It was all RAH-RAH and pom-poms and school colors and loudness. A high school pep assembly. Looking through the lens of time it’s easy to wonder what the point of it all really was. Something to the effect of stating: We are this school! We are a-w-e-s-o-m-e! Other schools (shouted shrilly) are less awesome and we’ll eat them for breakfast! Accompanied, as it was, by the almost-provocative routines of the cheerleaders and the more conservative twirls of the color guard and the strident blasts of trumpets and trombones, it was like a circus of self-aggrandizement. And I always pitied the goths.
How on earth do you survive such a pep fest? When your muse is wearing black and looking dour and avoiding sunlight and all things cheerful? When all around your peers are standing up, stomping their feet, waving their arms, hollering themselves hoarse, and there you are, sitting, quiet, wishing for all the world to be in a corner of the library, reading Poe.
I’m not a goth, but I do have an attitude problem.
It struck me during a service at a local evangelical church. Our burgeoning family filed into a pew, the worship being already in full swing. The words to the songs were displayed on large flat screens, with nature scenes as backgrounds. I ground my teeth.
Why do the songs need to look like obnoxious motivational posters?
Oh my word, this song is idiotic. Worst of all, it’s theologically untrue.
That woman over there is actually going to punch the air with her fist every time that lyric is repeated. Yep, there she goes again.
Stop it, stop it. Sorry, God. I’m having a hard time worshiping You today, this way.
By this time I usually have sat down with one of the babies, bowed my head, and under my breath, began to pray. Sometimes one of the ancient songs will fill my heart and I’ll sing that “..for His mercy endureth forever, alleluia”. All around me people are swaying and singing, hands lifted up in the air, joy in their smiles and cheer all bunched up in the creases ’round their eyes. And I’m like a goth at a pep assembly; I couldn’t possibly feel more out of place.
It isn’t right to mock or disdain, that I know and I regularly confess with sincere grief. But there’s more to my reaction than just pride. I am mourning and I am angry.
I am mourning because I’ve come to know the beauty, warmth, truth, and joy of Eastern Orthodox Christianity, but I cannot be a part of it. I honor my husband’s leading of our family, and have had to lay my desires down. It is one of the few areas in our married life that push came to shove and he had the final say. Most of the time we reach an accord naturally. Not with this. But though we attend evangelical churches (as we are yet in-process of finding a church home), I have his blessing to continue my studies of Eastern Orthodoxy and occasionally we attend services at St John’s. Dustin regularly comes home to me listening to ancient chants and hymns or absorbed in a theological work with a pencil at hand. I partake of the feast by crawling under the table for crumbs. Some is better than none, I remind myself, when tears flow and the sorrow sticks in my throat. Some is better than none.

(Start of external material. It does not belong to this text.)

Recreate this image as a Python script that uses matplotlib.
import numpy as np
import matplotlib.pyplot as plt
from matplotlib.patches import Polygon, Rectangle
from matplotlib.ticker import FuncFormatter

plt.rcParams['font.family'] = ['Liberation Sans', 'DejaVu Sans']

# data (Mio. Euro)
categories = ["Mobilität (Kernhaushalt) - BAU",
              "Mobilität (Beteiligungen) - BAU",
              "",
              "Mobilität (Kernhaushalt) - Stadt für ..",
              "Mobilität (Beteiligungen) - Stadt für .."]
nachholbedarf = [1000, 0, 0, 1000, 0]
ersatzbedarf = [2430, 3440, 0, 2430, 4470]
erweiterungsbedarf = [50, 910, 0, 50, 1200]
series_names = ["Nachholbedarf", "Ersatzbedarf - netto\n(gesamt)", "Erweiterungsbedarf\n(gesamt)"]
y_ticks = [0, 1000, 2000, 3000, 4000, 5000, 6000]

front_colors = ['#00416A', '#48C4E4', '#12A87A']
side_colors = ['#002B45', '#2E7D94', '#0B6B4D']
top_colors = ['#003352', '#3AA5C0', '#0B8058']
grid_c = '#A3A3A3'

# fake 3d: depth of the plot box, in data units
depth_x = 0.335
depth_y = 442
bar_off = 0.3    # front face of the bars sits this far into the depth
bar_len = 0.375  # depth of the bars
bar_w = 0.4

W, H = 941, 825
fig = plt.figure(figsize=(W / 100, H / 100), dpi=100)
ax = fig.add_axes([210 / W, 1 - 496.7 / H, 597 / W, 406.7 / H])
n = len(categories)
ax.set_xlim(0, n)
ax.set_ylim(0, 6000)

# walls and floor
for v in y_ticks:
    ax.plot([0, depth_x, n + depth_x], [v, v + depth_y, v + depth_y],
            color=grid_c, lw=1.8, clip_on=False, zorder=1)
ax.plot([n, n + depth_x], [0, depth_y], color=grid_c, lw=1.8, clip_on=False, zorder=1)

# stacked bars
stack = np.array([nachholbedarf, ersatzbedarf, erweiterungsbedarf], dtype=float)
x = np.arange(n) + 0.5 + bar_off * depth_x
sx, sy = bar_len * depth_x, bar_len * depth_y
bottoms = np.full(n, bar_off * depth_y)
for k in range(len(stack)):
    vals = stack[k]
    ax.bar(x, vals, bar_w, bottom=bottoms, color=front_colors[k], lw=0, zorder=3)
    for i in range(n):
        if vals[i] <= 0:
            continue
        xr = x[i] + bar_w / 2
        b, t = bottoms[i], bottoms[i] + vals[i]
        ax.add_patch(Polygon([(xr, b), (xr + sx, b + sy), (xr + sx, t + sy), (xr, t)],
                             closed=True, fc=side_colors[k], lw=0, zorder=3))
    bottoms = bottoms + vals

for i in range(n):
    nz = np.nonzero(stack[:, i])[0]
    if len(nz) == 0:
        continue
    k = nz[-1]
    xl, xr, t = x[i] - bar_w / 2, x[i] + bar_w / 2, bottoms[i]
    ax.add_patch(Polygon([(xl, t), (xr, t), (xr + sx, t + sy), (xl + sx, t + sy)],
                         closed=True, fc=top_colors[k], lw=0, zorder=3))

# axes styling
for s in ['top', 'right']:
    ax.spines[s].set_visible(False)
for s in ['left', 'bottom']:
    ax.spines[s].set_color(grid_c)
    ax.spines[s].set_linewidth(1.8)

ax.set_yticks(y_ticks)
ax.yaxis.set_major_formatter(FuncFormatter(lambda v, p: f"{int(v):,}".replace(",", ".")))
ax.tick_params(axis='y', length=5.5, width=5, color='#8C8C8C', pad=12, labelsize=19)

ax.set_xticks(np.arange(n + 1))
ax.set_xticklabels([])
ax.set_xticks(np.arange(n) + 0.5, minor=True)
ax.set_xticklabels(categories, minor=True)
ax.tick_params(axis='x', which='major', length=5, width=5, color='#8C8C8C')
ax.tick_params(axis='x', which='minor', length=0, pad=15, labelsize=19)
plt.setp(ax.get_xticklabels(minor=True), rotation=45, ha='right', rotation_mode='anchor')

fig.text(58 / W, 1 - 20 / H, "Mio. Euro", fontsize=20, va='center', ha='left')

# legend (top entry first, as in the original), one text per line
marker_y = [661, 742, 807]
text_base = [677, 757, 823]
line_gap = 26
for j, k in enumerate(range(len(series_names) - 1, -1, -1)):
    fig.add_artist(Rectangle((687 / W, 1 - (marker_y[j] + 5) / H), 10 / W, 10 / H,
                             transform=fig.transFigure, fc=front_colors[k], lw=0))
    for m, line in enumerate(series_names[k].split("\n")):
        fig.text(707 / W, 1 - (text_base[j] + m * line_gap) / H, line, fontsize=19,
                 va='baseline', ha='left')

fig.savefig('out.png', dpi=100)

I am angry because so many churches are singing nonsense. And heresy. Seriously, who is writing this crap? It feels like a narcissistic romp through my own emotions with Jesus thrown in. Music is a powerful medium for informing our beliefs; are we singing our theology? Are we singing true things?
I have to be fair; not all the songs are bad. Maybe even Byzantine chants would look cheesy overlaying some picture of a waterfall.
When the final prayer has been said, to the background accompaniment of soft guitar strummings, I keep my head low. I gather our things and hope no one talks to me. Because, though I am a believer and a sister in Christ, and though this was all once as familiar to me as sliced bread, I am painfully out of place. I cannot put on a false and brave smile and speak Christianese with the cheerful strangers around me. I’ve never been good at pretending, so I’m afraid this would happen:
“Good morning! I haven’t met you yet! Are you folks from around here?”
“These all your kids? Are you just visiting or….?”
“I don’t want to be here. I don’t like evangelicalism anymore. I think I’m burnt out on everything that’s happened in the Western church since the Byzantine times. I’m tired of the autonomy, the lack of authority, the sola scriptura-touting denominational sectarianism. I’m only here because my husband likes this. I’m a mess. I’m sorry I’m so rude. I’m going to go to the car and cry now”.
I don’t want to do that to someone on a Sunday morning. I am getting to know the patterns in the carpet well.
Trust me, I know, I know my attitude is bent and snarly. But I’m also in pain. Deep pain and grief. Measure me some grace on that account.
And pray, I beg you, that God would give me His peace about where I can be and where I can’t, where I can feast and where I can’t. And may the crumbs from His table satisfy and nourish me as I seek Him.